Will Sharp was named as the Harlequins Senior Academy Player of the Year in 2007.

== Hull FC==
On 11 August 2010 it was announced that Will has signed a 2-year contract with Super League side Hull F.C. Upon signing Sharp was quoted as saying "I didn't want the opportunity to pass and wonder what if and I really want to test myself at Hull. When a club like Hull comes along with the potential to be a top three team it is hard to ignore."

Hull coach Richard Agar went on to say. "He is a talented, young and ambitious player. We're pleased he thinks Hull is the place to realise those ambitions. He has the ability to carry the ball well and has strength and speed which will be great assets for us next season and I don't think it will be long before he establishes himself as a crowd favourite at the KC Stadium." However, Agar dropped Sharp for the last game.

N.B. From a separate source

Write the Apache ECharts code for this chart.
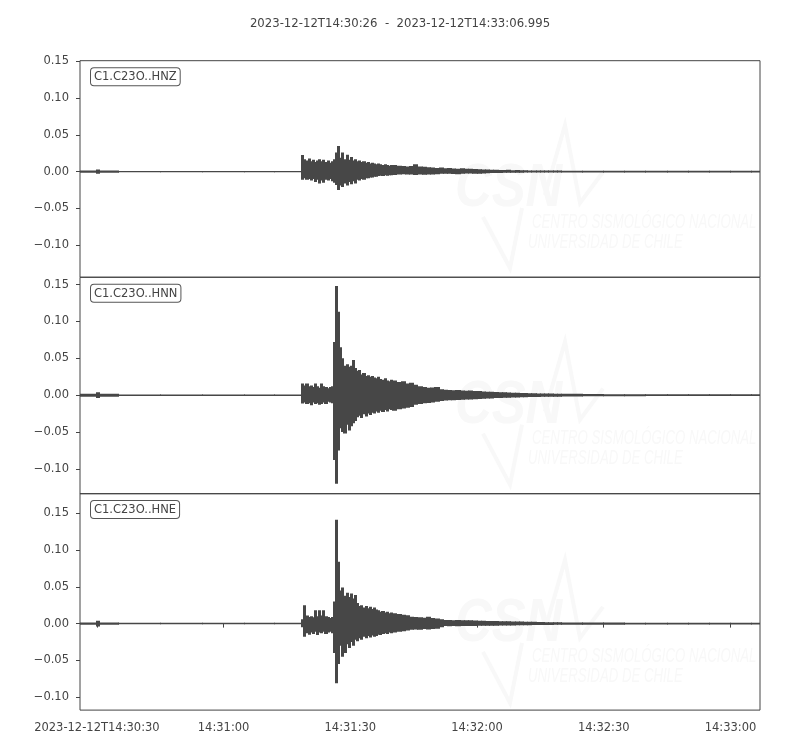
<!DOCTYPE html>
<html>
<head>
<meta charset="utf-8">
<script src="https://cdn.jsdelivr.net/npm/echarts@6/dist/echarts.min.js"></script>
<style>html,body{margin:0;padding:0;background:#fff;}#chart{width:800px;height:750px;}</style>
</head>
<body>
<div id="chart"></div>
<script>
// ---- data (seconds after 14:30:00, envelope of each trace per time bin) ----
const titleText = '2023-12-12T14:30:26  -  2023-12-12T14:33:06.995';
const traceNames = ['C1.C23O..HNZ', 'C1.C23O..HNN', 'C1.C23O..HNE'];
const tStart = 26;
const tEnd = 186.995;
const xTickValues = [30, 60, 90, 120, 150, 180];
const xTickLabels = ['2023-12-12T14:30:30', '14:31:00', '14:31:30', '14:32:00', '14:32:30', '14:33:00'];
const yTickValues = [-0.10, -0.05, 0.00, 0.05, 0.10, 0.15];
const yRanges = [[-0.1435, 0.1508], [-0.1338, 0.1599], [-0.1175, 0.1766]];

const binStart = [26, 29.8, 30.6, 35, 45, 55, 65, 72,
  78.5, 79, 79.5, 80, 80.5, 81, 81.5, 82, 82.5, 83, 83.5, 84, 84.5, 85, 85.5, 86, 86.5, 87, 87.5, 88, 88.5, 89, 89.5,
  90, 90.5, 91, 91.5, 92, 92.5, 93, 93.5, 94, 94.5, 95, 95.5, 96, 96.5, 97, 97.5, 98, 98.5, 99, 99.5,
  100, 101, 102, 103, 104, 105, 106, 107, 108, 109, 110, 111, 112, 113, 114, 115, 116, 117, 118, 119,
  120, 121, 122, 123, 124, 125, 126, 127, 128, 129, 130, 131, 132, 133, 134, 135, 136, 137, 138, 139,
  140, 145, 150, 155, 160, 165, 170, 175, 180, 185];

const upperZ = [0.0015, 0.003, 0.0015, 0.001, 0.001, 0.001, 0.001, 0.001,
  0.0227, 0.017, 0.015, 0.018, 0.014, 0.016, 0.013, 0.015, 0.017, 0.014, 0.016, 0.013, 0.015, 0.012, 0.014, 0.017, 0.026, 0.035, 0.019, 0.026, 0.017, 0.023, 0.016,
  0.020, 0.015, 0.017, 0.014, 0.015, 0.013, 0.014, 0.012, 0.013, 0.011, 0.012, 0.011, 0.010, 0.011, 0.010, 0.009, 0.010, 0.009, 0.008, 0.009,
  0.009, 0.008, 0.0077, 0.007, 0.0075, 0.010, 0.007, 0.0065, 0.006, 0.0055, 0.005, 0.0055, 0.0045, 0.005, 0.0042, 0.004, 0.0045, 0.0038, 0.004, 0.0035,
  0.0033, 0.003, 0.0028, 0.0025, 0.0027, 0.0023, 0.0022, 0.0024, 0.002, 0.0021, 0.0019, 0.0018, 0.0017, 0.0016, 0.0016, 0.0015, 0.0015, 0.0014, 0.0014, 0.0014,
  0.0013, 0.0012, 0.0012, 0.0012, 0.0011, 0.0011, 0.0011, 0.0011, 0.0011, 0.0011];
const lowerZ = [-0.0015, -0.003, -0.0015, -0.001, -0.001, -0.001, -0.001, -0.001,
  -0.011, -0.009, -0.011, -0.010, -0.012, -0.010, -0.014, -0.011, -0.016, -0.012, -0.015, -0.011, -0.012, -0.010, -0.013, -0.015, -0.018, -0.025, -0.019, -0.021, -0.016, -0.019, -0.014,
  -0.017, -0.013, -0.016, -0.011, -0.012, -0.010, -0.011, -0.009, -0.009, -0.008, -0.008, -0.007, -0.007, -0.006, -0.0055, -0.006, -0.005, -0.0055, -0.005, -0.005,
  -0.0045, -0.004, -0.0035, -0.004, -0.0038, -0.0045, -0.004, -0.0042, -0.0038, -0.004, -0.0035, -0.003, -0.0028, -0.003, -0.0032, -0.0035, -0.003, -0.0027, -0.0025, -0.0028,
  -0.003, -0.0025, -0.0022, -0.002, -0.0018, -0.0017, -0.0016, -0.0015, -0.0015, -0.0014, -0.0014, -0.0013, -0.0013, -0.0013, -0.0013, -0.0013, -0.0013, -0.0013, -0.0013, -0.0013,
  -0.0012, -0.0012, -0.0011, -0.0011, -0.0011, -0.0011, -0.0011, -0.0011, -0.0011, -0.0011];

const upperN = [0.002, 0.004, 0.002, 0.001, 0.001, 0.001, 0.001, 0.001,
  0.016, 0.013, 0.016, 0.012, 0.013, 0.011, 0.016, 0.012, 0.010, 0.016, 0.012, 0.011, 0.0095, 0.011, 0.012, 0.072, 0.148, 0.113, 0.065, 0.050, 0.040, 0.042, 0.0385,
  0.040, 0.0476, 0.037, 0.033, 0.034, 0.028, 0.030, 0.026, 0.027, 0.025, 0.026, 0.024, 0.023, 0.025, 0.022, 0.021, 0.023, 0.020, 0.019, 0.021,
  0.020, 0.018, 0.019, 0.016, 0.017, 0.014, 0.012, 0.011, 0.010, 0.0105, 0.011, 0.008, 0.0075, 0.007, 0.0068, 0.007, 0.0065, 0.006, 0.0062, 0.0058,
  0.0055, 0.005, 0.0048, 0.0045, 0.0042, 0.004, 0.0038, 0.0036, 0.0034, 0.0032, 0.003, 0.0028, 0.0027, 0.0025, 0.0024, 0.0023, 0.0022, 0.0021, 0.002, 0.002,
  0.0018, 0.0016, 0.0014, 0.0013, 0.0012, 0.0012, 0.0012, 0.0011, 0.0011, 0.0011];
const lowerN = [-0.002, -0.004, -0.002, -0.001, -0.001, -0.001, -0.001, -0.001,
  -0.0113, -0.010, -0.012, -0.011, -0.0136, -0.010, -0.012, -0.011, -0.013, -0.012, -0.010, -0.012, -0.009, -0.010, -0.011, -0.088, -0.120, -0.075, -0.045, -0.050, -0.052, -0.040, -0.048,
  -0.042, -0.038, -0.035, -0.030, -0.028, -0.031, -0.026, -0.029, -0.025, -0.027, -0.024, -0.025, -0.022, -0.024, -0.021, -0.023, -0.020, -0.022, -0.019, -0.020,
  -0.021, -0.019, -0.018, -0.017, -0.016, -0.013, -0.012, -0.011, -0.0105, -0.010, -0.009, -0.008, -0.0072, -0.0068, -0.007, -0.0066, -0.0062, -0.006, -0.0058, -0.0055,
  -0.0052, -0.005, -0.0046, -0.0044, -0.004, -0.0038, -0.0036, -0.0034, -0.0032, -0.003, -0.0029, -0.0028, -0.0026, -0.0025, -0.0024, -0.0023, -0.0022, -0.0021, -0.002, -0.002,
  -0.0018, -0.0016, -0.0014, -0.0013, -0.0012, -0.0012, -0.0012, -0.0011, -0.0011, -0.0011];

const upperE = [0.0015, 0.004, 0.0015, 0.001, 0.001, 0.001, 0.001, 0.001,
  0.006, 0.025, 0.011, 0.009, 0.010, 0.0085, 0.018, 0.010, 0.018, 0.011, 0.018, 0.010, 0.009, 0.0075, 0.009, 0.030, 0.141, 0.084, 0.045, 0.049, 0.038, 0.042, 0.036,
  0.041, 0.034, 0.039, 0.028, 0.024, 0.025, 0.022, 0.024, 0.021, 0.023, 0.020, 0.022, 0.019, 0.018, 0.016, 0.017, 0.015, 0.016, 0.014, 0.015,
  0.014, 0.013, 0.012, 0.0115, 0.0092, 0.009, 0.0085, 0.008, 0.0092, 0.0075, 0.007, 0.006, 0.0048, 0.005, 0.0046, 0.0048, 0.0045, 0.0044, 0.0046, 0.0042,
  0.004, 0.0038, 0.0036, 0.0035, 0.0034, 0.0033, 0.0032, 0.0031, 0.003, 0.003, 0.0028, 0.0026, 0.0025, 0.0024, 0.0022, 0.0021, 0.002, 0.0019, 0.0018, 0.0018,
  0.0016, 0.0015, 0.0014, 0.0013, 0.0012, 0.0012, 0.0011, 0.0011, 0.0011, 0.0011];
const lowerE = [-0.0015, -0.004, -0.0015, -0.001, -0.001, -0.001, -0.001, -0.001,
  -0.005, -0.018, -0.013, -0.015, -0.012, -0.014, -0.011, -0.0156, -0.012, -0.013, -0.011, -0.014, -0.012, -0.011, -0.013, -0.040, -0.081, -0.055, -0.030, -0.045, -0.040, -0.028, -0.033,
  -0.025, -0.030, -0.022, -0.024, -0.020, -0.022, -0.018, -0.020, -0.017, -0.019, -0.016, -0.018, -0.017, -0.015, -0.0156, -0.014, -0.013, -0.014, -0.012, -0.013,
  -0.012, -0.011, -0.0105, -0.0095, -0.0085, -0.008, -0.0085, -0.0075, -0.008, -0.0075, -0.007, -0.005, -0.0034, -0.0036, -0.0034, -0.0035, -0.0033, -0.0034, -0.0032, -0.0031,
  -0.003, -0.003, -0.0029, -0.0028, -0.0028, -0.0027, -0.0026, -0.0025, -0.0025, -0.0024, -0.0023, -0.0022, -0.0021, -0.002, -0.002, -0.0019, -0.0018, -0.0018, -0.0017, -0.0017,
  -0.0016, -0.0015, -0.0014, -0.0013, -0.0012, -0.0012, -0.0011, -0.0011, -0.0011, -0.0011];

const uppers = [upperZ, upperN, upperE];
const lowers = [lowerZ, lowerN, lowerE];

// ---- layout ----
const gridLeft = 80, gridWidth = 680;
const gridTops = [60.7, 277.3, 493.6];
const gridH = 216.5;
const ink = '#444444';
const waveColor = '#474747';
const font = 'DejaVu Sans';
const fs = 11.5;

function buildData(k) {
  const d = [];
  for (let i = 0; i < binStart.length; i++) {
    const t1 = i + 1 < binStart.length ? binStart[i + 1] : tEnd;
    d.push([binStart[i], t1, lowers[k][i], uppers[k][i]]);
  }
  return d;
}

function renderWave(params, api) {
  const t0 = api.value(0), t1 = api.value(1), lo = api.value(2), hi = api.value(3);
  const p0 = api.coord([t0, hi]);
  const p1 = api.coord([t1, lo]);
  let h = p1[1] - p0[1];
  let y = p0[1];
  if (h < 1.4) { y = (p0[1] + p1[1]) / 2 - 0.7; h = 1.4; }
  const x0 = Math.floor(p0[0]);
  const x1 = Math.ceil(p1[0]);
  return {
    type: 'rect',
    shape: { x: x0, y: y, width: Math.max(1, x1 - x0), height: h },
    style: { fill: waveColor }
  };
}

const grids = [], xAxes = [], yAxes = [], series = [], graphics = [];
for (let k = 0; k < 3; k++) {
  const last = k === 2;
  grids.push({ left: gridLeft, width: gridWidth, top: gridTops[k], height: gridH,
    show: true, borderColor: ink, borderWidth: 1, backgroundColor: 'transparent' });
  xAxes.push({
    type: 'value', gridIndex: k, min: tStart, max: tEnd,
    axisLine: { show: false },
    splitLine: { show: false },
    axisTick: { show: last, length: 4, customValues: xTickValues, lineStyle: { color: ink } },
    axisLabel: { show: last, customValues: xTickValues, margin: 12, color: ink, fontFamily: font, fontSize: fs,
      formatter: v => { const i = xTickValues.indexOf(v); return i >= 0 ? xTickLabels[i] : ''; } }
  });
  yAxes.push({
    type: 'value', gridIndex: k, min: yRanges[k][0], max: yRanges[k][1],
    axisLine: { show: false },
    splitLine: { show: false },
    axisTick: { show: true, length: 4, customValues: yTickValues, lineStyle: { color: ink } },
    axisLabel: { show: true, customValues: yTickValues, margin: 11, color: ink, fontFamily: font, fontSize: fs,
      formatter: v => v.toFixed(2).replace('-', '\u2212') }
  });
  series.push({
    type: 'custom', xAxisIndex: k, yAxisIndex: k, clip: true, z: 3,
    renderItem: renderWave,
    encode: { x: [0, 1], y: [2, 3] },
    data: buildData(k),
    silent: true
  });
  // station label box
  graphics.push({
    type: 'text', left: 90, top: gridTops[k] + 6.5, z: 10,
    style: { text: traceNames[k], fill: ink, font: fs + 'px "DejaVu Sans"',
      backgroundColor: '#fff', borderColor: '#555', borderWidth: 1, borderRadius: 3, padding: [3, 3, 2, 3] }
  });
  // faint watermark
  const oy = gridTops[k] - 60.7 + (k === 2 ? 2 : 0);
  const wm = '#f8f8f8';
  graphics.push({
    type: 'group', z: 1, silent: true,
    children: [
      { type: 'polyline', shape: { points: [[483, 217 + oy], [510, 268 + oy], [522, 208 + oy]] },
        style: { stroke: wm, lineWidth: 4, fill: null } },
      { type: 'polyline', shape: { points: [[545, 195 + oy], [565, 125 + oy], [580, 203 + oy], [603, 172 + oy]] },
        style: { stroke: wm, lineWidth: 4, fill: null } },
      { type: 'text', x: 455, y: 158 + oy, scaleX: 0.82,
        style: { text: 'CSN', fill: wm, font: 'italic bold 62px "Liberation Sans"' } },
      { type: 'text', x: 532, y: 212 + oy, scaleX: 0.66,
        style: { text: 'CENTRO SISMOLÓGICO NACIONAL', fill: wm, font: 'italic 20px "Liberation Sans"' } },
      { type: 'text', x: 528, y: 232 + oy, scaleX: 0.66,
        style: { text: 'UNIVERSIDAD DE CHILE', fill: wm, font: 'italic 20px "Liberation Sans"' } }
    ]
  });
}

const chart = echarts.init(document.getElementById('chart'), null, { renderer: 'canvas' });
chart.setOption({
  backgroundColor: '#fff',
  animation: false,
  title: { text: titleText, left: 'center', top: 13,
    textStyle: { fontFamily: font, fontSize: 11.7, fontWeight: 'normal', color: ink } },
  grid: grids,
  xAxis: xAxes,
  yAxis: yAxes,
  series: series,
  graphic: graphics
});
</script>
</body>
</html>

Under new Hull coach Peter Gentle, Sharp has looked much more confident when taking the ball forward and his defence has improved. Having Tony Martin, an experienced Super League and NRL player as his inside centre will no doubt help with his defence.

== Featherstone Rovers==
In April 2013 Will signed for ambitious Championship club Featherstone Rovers. He signed a 6-month deal in an effort to earn a longer contract. The then Rovers' coach Daryl Powell compared him to rugby league and rugby union footballer Jason Robinson. Sharp appeared to make an immediate impact with the fans due to his fearless and committed style of play. This earned him the nickname 'Sugar Ray'. On 2 September 2015, Sharpe was the player who scored the winning try for Featherstone against Batley. Featherstone were losing the game 26-22 when the siren sounded in the background. Batley player Shaun Ainscough then attempted to kick the ball out of the field of play but the ball did not find touch. Sharpe then pounced on the loose ball to score a try which tied the game 26-26. Featherstone player Paul Sykes would then kick a goal from the side line to win the game 28–26.

== Halifax==
Sharp joined Halifax ahead of the 2016 season.

He joined the club after being suggested by one time Featherstone Rovers' coach Peter Roe.

== Representative==
Sharp represented Cumbria in 2010.

In 2012 Will Sharp made his international début for the Nigerian national 7s team at the African Regional qualifiers in Morocco.